WHAT TO WORK ON:
Copy out the records in full, word for word, without pictures.

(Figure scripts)
--------
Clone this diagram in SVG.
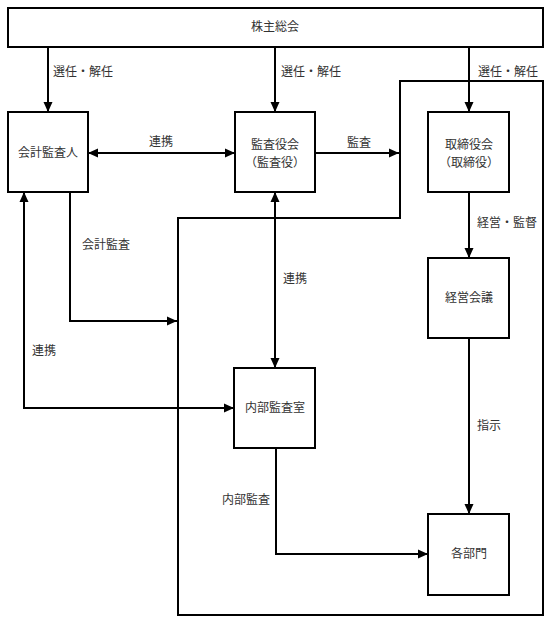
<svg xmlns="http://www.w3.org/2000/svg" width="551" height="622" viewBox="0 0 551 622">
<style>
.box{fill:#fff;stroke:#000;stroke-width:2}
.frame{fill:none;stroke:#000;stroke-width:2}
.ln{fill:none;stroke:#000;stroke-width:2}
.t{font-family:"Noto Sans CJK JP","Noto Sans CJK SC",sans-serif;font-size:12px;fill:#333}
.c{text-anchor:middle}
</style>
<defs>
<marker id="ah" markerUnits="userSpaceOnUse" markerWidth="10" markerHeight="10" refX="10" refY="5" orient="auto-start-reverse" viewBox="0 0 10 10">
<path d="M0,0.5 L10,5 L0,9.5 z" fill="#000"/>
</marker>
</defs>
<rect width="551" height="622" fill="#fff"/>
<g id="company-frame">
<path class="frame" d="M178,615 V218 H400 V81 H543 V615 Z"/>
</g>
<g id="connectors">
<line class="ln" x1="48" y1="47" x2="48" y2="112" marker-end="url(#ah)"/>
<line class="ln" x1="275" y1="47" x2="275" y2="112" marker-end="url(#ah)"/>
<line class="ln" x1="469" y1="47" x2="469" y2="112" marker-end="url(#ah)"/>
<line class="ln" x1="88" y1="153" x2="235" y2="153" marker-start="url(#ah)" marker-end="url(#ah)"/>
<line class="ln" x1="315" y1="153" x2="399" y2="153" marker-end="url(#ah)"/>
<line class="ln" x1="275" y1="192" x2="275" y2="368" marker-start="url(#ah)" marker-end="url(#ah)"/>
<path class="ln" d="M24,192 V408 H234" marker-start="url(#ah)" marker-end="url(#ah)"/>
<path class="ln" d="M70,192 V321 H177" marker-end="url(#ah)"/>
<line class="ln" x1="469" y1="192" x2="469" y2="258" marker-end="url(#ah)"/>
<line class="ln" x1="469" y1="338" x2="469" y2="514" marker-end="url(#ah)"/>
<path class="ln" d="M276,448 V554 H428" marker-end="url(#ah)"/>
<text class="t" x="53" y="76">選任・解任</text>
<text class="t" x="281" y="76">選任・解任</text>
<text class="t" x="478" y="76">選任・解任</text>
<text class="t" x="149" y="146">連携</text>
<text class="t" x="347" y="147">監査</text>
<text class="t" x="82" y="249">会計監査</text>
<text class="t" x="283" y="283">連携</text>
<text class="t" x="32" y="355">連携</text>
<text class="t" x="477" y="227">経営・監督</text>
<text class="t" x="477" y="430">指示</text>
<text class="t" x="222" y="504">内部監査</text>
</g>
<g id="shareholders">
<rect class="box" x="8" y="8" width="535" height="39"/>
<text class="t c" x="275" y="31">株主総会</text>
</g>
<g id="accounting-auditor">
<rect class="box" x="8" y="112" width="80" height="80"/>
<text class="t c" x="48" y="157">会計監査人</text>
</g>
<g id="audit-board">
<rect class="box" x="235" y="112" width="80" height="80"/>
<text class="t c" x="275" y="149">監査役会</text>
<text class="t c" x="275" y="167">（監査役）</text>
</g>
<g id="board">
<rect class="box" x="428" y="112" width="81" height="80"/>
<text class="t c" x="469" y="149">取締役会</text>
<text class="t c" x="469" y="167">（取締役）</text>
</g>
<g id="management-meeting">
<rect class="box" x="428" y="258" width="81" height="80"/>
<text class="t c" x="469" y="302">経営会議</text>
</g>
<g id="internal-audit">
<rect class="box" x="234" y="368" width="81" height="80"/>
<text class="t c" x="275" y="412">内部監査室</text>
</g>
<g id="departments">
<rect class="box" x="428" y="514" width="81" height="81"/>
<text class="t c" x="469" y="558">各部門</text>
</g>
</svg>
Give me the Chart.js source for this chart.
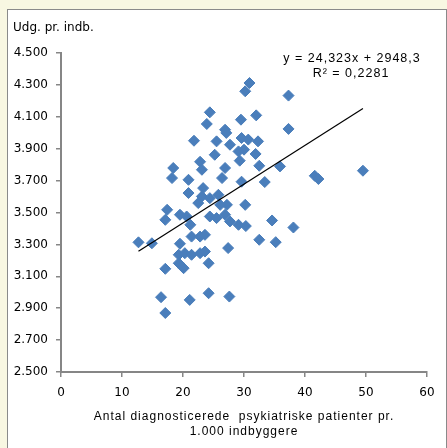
--------
EXPECTED ANSWER:
Clone this diagram in SVG.
<svg xmlns="http://www.w3.org/2000/svg" width="551" height="622" viewBox="0 0 551 622">
<style>
.box{fill:#fff;stroke:#000;stroke-width:2}
.frame{fill:none;stroke:#000;stroke-width:2}
.ln{fill:none;stroke:#000;stroke-width:2}
.t{font-family:"Noto Sans CJK JP","Noto Sans CJK SC",sans-serif;font-size:12px;fill:#333}
.c{text-anchor:middle}
</style>
<defs>
<marker id="ah" markerUnits="userSpaceOnUse" markerWidth="10" markerHeight="10" refX="10" refY="5" orient="auto-start-reverse" viewBox="0 0 10 10">
<path d="M0,0.5 L10,5 L0,9.5 z" fill="#000"/>
</marker>
</defs>
<rect width="551" height="622" fill="#fff"/>
<g id="company-frame">
<path class="frame" d="M178,615 V218 H400 V81 H543 V615 Z"/>
</g>
<g id="connectors">
<line class="ln" x1="48" y1="47" x2="48" y2="112" marker-end="url(#ah)"/>
<line class="ln" x1="275" y1="47" x2="275" y2="112" marker-end="url(#ah)"/>
<line class="ln" x1="469" y1="47" x2="469" y2="112" marker-end="url(#ah)"/>
<line class="ln" x1="88" y1="153" x2="235" y2="153" marker-start="url(#ah)" marker-end="url(#ah)"/>
<line class="ln" x1="315" y1="153" x2="399" y2="153" marker-end="url(#ah)"/>
<line class="ln" x1="275" y1="192" x2="275" y2="368" marker-start="url(#ah)" marker-end="url(#ah)"/>
<path class="ln" d="M24,192 V408 H234" marker-start="url(#ah)" marker-end="url(#ah)"/>
<path class="ln" d="M70,192 V321 H177" marker-end="url(#ah)"/>
<line class="ln" x1="469" y1="192" x2="469" y2="258" marker-end="url(#ah)"/>
<line class="ln" x1="469" y1="338" x2="469" y2="514" marker-end="url(#ah)"/>
<path class="ln" d="M276,448 V554 H428" marker-end="url(#ah)"/>
<text class="t" x="53" y="76">選任・解任</text>
<text class="t" x="281" y="76">選任・解任</text>
<text class="t" x="478" y="76">選任・解任</text>
<text class="t" x="149" y="146">連携</text>
<text class="t" x="347" y="147">監査</text>
<text class="t" x="82" y="249">会計監査</text>
<text class="t" x="283" y="283">連携</text>
<text class="t" x="32" y="355">連携</text>
<text class="t" x="477" y="227">経営・監督</text>
<text class="t" x="477" y="430">指示</text>
<text class="t" x="222" y="504">内部監査</text>
</g>
<g id="shareholders">
<rect class="box" x="8" y="8" width="535" height="39"/>
<text class="t c" x="275" y="31">株主総会</text>
</g>
<g id="accounting-auditor">
<rect class="box" x="8" y="112" width="80" height="80"/>
<text class="t c" x="48" y="157">会計監査人</text>
</g>
<g id="audit-board">
<rect class="box" x="235" y="112" width="80" height="80"/>
<text class="t c" x="275" y="149">監査役会</text>
<text class="t c" x="275" y="167">（監査役）</text>
</g>
<g id="board">
<rect class="box" x="428" y="112" width="81" height="80"/>
<text class="t c" x="469" y="149">取締役会</text>
<text class="t c" x="469" y="167">（取締役）</text>
</g>
<g id="management-meeting">
<rect class="box" x="428" y="258" width="81" height="80"/>
<text class="t c" x="469" y="302">経営会議</text>
</g>
<g id="internal-audit">
<rect class="box" x="234" y="368" width="81" height="80"/>
<text class="t c" x="275" y="412">内部監査室</text>
</g>
<g id="departments">
<rect class="box" x="428" y="514" width="81" height="81"/>
<text class="t c" x="469" y="558">各部門</text>
</g>
</svg>
Give me the Chart.js source for this chart.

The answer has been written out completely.